- _Goal of the exercise_: Extract the lines of the material below, beginning with the first and ending with the line that holds "from matplotlib.ticker import". Skip every picture.
******************************
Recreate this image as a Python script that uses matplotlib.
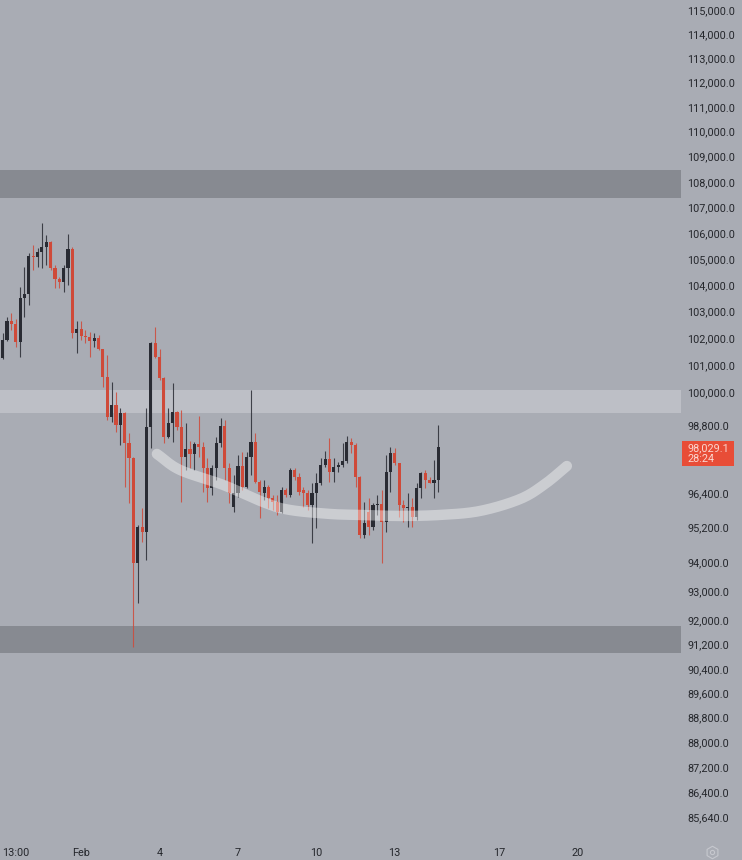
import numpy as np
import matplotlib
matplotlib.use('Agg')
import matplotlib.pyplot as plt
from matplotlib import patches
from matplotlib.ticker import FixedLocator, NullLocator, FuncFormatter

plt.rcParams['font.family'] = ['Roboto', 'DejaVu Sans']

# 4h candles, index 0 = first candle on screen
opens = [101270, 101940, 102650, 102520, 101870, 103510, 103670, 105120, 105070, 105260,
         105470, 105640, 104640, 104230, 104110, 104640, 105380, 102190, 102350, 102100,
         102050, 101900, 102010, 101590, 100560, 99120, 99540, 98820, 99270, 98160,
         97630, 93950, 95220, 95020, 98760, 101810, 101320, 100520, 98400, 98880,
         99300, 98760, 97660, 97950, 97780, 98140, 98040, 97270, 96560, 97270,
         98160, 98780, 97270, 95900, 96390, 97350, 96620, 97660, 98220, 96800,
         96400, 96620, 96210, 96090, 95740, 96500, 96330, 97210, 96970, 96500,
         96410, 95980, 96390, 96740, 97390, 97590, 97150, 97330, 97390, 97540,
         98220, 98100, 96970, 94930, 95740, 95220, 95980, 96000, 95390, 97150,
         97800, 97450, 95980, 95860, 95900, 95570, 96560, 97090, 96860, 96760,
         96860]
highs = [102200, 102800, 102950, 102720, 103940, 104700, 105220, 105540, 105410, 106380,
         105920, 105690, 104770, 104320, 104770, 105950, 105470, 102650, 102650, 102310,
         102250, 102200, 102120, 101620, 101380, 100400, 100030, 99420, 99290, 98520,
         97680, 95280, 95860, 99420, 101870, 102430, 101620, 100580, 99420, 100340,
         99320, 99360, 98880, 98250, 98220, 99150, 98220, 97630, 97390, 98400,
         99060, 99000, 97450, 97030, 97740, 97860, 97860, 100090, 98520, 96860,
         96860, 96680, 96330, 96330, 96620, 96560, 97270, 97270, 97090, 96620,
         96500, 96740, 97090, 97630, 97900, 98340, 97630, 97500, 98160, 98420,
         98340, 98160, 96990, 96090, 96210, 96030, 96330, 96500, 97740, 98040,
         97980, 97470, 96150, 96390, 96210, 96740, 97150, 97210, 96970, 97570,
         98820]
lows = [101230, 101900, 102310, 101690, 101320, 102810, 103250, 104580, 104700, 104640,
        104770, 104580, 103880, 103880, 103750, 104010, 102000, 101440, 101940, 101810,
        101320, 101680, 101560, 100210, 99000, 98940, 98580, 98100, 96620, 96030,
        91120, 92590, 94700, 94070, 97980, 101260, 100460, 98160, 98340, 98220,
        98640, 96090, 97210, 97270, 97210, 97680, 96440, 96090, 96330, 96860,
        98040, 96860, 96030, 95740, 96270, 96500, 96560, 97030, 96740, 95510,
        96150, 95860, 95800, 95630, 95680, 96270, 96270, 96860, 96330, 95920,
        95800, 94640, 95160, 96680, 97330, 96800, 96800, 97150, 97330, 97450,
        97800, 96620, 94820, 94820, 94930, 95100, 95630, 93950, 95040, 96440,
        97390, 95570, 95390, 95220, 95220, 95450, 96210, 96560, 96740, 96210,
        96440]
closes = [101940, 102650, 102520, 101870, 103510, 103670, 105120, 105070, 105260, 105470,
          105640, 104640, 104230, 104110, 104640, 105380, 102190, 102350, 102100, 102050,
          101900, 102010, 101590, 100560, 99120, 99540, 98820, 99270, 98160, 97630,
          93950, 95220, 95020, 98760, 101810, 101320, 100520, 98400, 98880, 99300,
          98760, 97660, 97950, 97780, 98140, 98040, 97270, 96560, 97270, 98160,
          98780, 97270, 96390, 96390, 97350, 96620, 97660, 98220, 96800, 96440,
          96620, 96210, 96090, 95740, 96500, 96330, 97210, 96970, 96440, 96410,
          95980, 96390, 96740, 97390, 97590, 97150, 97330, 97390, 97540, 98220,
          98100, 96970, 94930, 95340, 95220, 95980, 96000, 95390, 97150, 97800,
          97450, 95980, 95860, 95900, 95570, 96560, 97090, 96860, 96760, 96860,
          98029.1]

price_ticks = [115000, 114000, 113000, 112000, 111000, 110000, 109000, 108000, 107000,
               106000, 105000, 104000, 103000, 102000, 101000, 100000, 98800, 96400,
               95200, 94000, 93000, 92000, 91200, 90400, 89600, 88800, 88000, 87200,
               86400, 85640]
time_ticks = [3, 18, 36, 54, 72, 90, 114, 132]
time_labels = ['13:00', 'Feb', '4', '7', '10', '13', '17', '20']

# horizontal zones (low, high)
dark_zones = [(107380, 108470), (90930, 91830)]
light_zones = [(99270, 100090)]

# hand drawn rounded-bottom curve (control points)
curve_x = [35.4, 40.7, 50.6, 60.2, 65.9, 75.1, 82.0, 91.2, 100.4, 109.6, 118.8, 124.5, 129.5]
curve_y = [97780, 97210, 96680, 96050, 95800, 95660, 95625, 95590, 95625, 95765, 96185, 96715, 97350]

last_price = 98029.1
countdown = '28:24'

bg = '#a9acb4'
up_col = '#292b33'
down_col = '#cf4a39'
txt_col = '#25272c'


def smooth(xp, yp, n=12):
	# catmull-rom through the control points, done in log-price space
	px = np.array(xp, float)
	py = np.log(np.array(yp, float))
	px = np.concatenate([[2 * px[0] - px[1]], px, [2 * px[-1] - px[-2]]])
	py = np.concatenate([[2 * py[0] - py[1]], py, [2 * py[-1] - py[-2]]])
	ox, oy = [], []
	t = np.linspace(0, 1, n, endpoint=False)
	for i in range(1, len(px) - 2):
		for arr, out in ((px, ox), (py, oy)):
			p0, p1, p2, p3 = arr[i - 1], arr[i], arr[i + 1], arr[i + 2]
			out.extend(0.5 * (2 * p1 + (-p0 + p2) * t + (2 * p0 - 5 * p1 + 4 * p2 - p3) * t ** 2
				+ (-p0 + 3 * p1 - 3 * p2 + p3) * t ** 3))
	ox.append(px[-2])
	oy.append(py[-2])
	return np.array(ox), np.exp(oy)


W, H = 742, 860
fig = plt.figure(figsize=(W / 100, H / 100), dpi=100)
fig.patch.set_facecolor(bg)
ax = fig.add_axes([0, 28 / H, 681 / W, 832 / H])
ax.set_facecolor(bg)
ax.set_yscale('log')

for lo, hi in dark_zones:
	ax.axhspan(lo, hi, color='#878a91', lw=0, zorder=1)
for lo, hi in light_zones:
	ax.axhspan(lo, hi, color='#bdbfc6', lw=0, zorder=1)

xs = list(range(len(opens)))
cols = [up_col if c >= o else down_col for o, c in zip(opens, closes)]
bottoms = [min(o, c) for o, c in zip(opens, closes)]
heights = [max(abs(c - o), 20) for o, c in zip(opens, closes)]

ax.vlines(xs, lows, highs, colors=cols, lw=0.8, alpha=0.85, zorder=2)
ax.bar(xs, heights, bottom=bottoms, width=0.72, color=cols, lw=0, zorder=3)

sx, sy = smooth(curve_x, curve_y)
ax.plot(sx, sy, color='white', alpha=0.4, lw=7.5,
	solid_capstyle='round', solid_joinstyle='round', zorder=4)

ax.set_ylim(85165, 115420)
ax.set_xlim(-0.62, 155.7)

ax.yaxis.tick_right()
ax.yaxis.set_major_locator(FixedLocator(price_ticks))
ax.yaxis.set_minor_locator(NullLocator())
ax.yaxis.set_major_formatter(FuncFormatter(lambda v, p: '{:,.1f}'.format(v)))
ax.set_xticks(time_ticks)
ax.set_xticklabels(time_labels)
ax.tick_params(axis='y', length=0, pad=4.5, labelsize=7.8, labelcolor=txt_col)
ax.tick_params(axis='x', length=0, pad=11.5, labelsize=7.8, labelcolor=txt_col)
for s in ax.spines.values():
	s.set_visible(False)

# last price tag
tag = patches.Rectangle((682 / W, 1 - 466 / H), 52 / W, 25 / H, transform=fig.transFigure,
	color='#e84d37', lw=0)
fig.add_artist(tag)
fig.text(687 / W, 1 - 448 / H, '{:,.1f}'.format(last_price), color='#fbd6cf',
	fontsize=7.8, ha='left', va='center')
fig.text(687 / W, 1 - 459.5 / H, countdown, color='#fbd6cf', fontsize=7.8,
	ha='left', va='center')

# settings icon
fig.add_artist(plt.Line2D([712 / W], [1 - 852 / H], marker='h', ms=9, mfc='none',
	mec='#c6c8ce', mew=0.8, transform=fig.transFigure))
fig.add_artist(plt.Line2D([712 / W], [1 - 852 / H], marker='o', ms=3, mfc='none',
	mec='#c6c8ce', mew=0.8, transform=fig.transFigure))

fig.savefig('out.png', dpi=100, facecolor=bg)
******************************
- _Final result_:
Recreate this image as a Python script that uses matplotlib.
import numpy as np
import matplotlib
matplotlib.use('Agg')
import matplotlib.pyplot as plt
from matplotlib import patches
from matplotlib.ticker import FixedLocator, NullLocator, FuncFormatter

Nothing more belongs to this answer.